■ **YOUR OBJECTIVE**
Gather each line containing the string "this" from these entries.
─── SUPPLIED RECORDS ───
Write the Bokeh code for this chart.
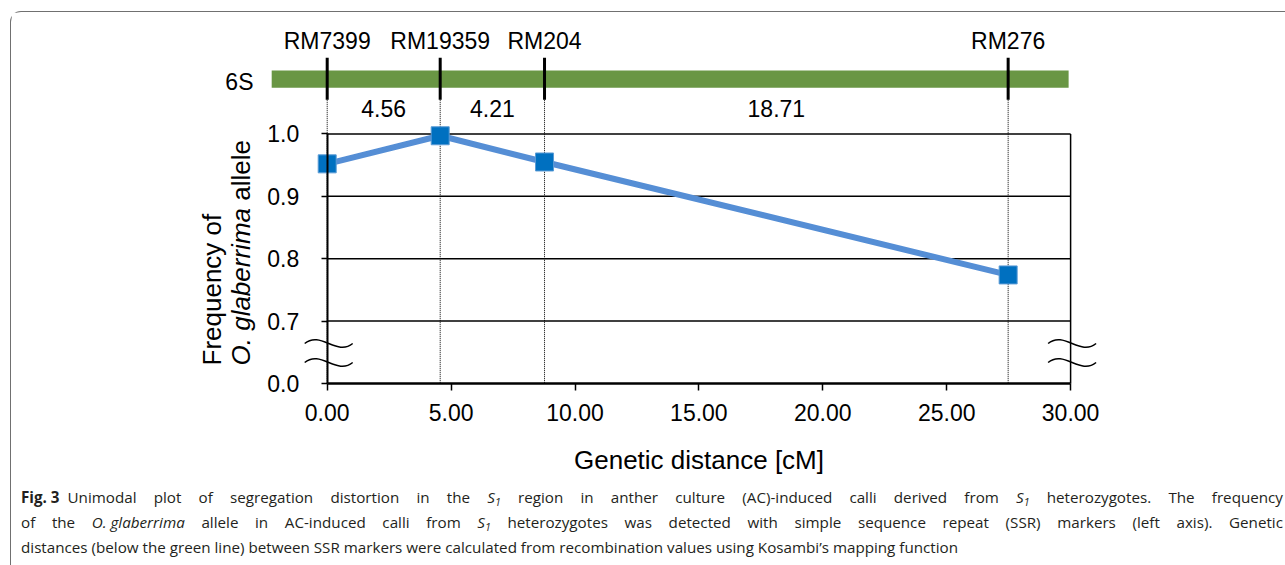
───
─── SUPPLIED RECORDS ───
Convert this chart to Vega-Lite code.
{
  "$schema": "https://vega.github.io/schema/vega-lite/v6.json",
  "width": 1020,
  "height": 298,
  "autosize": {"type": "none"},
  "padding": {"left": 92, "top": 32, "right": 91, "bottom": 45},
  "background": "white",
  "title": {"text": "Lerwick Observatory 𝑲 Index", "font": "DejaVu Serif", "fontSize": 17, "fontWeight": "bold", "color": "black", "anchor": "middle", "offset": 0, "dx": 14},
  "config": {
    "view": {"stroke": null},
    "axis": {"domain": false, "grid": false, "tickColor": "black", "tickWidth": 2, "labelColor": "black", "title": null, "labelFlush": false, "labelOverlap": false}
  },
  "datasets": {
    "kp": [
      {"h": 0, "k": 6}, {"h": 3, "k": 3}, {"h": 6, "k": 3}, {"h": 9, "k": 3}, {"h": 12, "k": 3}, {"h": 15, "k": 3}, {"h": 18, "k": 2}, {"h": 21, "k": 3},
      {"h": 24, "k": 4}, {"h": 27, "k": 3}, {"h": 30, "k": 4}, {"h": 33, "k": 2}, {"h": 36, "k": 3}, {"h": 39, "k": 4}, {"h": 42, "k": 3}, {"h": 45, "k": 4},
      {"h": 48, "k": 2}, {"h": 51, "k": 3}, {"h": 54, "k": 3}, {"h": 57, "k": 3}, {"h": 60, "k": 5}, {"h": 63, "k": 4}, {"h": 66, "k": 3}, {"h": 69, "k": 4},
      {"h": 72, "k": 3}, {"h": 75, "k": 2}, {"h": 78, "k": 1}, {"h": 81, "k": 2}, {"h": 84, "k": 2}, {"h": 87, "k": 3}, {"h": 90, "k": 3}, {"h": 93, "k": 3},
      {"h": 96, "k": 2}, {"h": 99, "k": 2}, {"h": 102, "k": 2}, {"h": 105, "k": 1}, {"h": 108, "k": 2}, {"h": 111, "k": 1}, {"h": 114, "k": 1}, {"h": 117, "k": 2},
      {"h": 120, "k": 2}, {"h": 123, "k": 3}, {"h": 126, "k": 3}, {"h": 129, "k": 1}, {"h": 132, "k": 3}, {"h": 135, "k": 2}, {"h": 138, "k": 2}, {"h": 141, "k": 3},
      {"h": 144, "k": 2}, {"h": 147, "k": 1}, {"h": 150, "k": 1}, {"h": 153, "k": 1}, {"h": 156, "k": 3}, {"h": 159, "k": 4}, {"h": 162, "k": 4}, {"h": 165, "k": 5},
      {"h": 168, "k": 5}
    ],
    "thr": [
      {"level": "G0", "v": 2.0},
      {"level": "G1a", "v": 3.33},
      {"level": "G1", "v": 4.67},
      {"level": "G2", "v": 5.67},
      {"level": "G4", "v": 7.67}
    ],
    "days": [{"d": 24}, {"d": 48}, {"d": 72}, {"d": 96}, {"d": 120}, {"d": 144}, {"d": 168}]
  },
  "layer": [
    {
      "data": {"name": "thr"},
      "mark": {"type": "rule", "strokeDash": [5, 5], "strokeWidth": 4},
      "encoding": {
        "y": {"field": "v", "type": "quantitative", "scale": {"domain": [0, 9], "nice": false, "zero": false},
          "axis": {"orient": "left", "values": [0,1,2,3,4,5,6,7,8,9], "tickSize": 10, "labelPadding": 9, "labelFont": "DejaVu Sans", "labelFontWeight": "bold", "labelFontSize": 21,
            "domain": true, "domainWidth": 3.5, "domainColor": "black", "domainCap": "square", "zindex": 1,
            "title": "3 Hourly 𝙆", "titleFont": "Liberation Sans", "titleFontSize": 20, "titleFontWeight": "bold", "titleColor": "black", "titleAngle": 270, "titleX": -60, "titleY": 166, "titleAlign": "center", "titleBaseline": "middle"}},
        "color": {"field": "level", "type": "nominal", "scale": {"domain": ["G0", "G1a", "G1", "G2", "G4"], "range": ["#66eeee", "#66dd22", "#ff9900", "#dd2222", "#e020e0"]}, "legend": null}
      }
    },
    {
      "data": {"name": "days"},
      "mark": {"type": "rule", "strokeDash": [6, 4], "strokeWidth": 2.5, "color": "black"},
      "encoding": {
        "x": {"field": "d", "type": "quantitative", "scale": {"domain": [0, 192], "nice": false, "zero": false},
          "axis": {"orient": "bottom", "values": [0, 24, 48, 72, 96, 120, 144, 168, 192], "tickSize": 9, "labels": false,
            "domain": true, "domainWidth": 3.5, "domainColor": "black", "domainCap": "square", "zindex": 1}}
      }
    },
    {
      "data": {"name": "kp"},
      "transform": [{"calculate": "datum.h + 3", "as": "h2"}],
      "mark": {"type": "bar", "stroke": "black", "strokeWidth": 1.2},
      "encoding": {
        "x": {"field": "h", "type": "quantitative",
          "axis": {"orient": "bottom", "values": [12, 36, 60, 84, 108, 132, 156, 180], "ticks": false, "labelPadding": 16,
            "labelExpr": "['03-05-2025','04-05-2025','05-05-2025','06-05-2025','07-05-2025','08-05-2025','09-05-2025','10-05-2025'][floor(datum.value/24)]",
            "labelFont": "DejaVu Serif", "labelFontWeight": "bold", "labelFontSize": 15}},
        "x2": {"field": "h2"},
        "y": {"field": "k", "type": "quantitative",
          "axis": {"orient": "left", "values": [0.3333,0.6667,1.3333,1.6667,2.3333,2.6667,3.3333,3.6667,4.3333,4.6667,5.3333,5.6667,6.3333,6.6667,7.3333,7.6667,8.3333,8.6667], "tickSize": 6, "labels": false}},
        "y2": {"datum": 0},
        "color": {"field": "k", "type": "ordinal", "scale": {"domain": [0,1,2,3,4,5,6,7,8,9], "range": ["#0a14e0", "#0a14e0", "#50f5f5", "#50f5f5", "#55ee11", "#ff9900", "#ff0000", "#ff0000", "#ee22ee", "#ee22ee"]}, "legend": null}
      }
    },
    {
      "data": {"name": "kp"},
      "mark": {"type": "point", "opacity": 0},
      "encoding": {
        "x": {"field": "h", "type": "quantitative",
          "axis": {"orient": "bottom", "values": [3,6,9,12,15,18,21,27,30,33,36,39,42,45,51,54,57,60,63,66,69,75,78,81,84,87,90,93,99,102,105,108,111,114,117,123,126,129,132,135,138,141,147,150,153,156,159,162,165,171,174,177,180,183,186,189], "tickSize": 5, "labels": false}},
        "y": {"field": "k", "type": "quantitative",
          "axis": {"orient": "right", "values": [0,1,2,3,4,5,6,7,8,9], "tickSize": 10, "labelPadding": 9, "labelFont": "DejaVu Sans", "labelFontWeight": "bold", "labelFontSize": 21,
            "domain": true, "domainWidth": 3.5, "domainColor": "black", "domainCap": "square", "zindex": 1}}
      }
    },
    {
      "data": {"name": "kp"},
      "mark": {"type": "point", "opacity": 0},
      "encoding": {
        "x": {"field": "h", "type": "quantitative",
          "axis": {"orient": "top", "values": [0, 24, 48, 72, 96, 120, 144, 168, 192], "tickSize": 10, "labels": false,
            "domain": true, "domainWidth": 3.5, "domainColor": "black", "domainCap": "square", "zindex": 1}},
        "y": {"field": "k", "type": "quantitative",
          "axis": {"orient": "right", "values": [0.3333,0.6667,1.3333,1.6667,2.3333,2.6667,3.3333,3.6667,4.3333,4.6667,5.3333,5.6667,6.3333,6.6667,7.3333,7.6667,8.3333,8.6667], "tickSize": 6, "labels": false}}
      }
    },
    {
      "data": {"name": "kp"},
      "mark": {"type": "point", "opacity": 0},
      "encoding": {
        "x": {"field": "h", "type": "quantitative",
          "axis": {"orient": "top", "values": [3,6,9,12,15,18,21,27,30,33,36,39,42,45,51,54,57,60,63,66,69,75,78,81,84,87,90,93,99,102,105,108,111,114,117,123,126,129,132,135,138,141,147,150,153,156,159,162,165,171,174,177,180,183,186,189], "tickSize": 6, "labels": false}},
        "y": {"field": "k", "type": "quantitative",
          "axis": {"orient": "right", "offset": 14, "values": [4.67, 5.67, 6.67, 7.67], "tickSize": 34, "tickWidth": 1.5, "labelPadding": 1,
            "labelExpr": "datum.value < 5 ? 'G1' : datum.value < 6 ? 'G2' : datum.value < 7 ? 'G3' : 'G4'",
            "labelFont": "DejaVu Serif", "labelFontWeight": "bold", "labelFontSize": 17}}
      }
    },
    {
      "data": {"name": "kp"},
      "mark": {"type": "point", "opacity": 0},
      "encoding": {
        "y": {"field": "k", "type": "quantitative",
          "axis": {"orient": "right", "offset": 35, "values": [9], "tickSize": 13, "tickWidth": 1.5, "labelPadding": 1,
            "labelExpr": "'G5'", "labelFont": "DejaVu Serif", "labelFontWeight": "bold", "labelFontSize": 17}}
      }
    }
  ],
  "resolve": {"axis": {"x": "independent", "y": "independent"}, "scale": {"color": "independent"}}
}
───
■ **FINAL RESULT**
Write the Bokeh code for this chart.
Convert this chart to Vega-Lite code.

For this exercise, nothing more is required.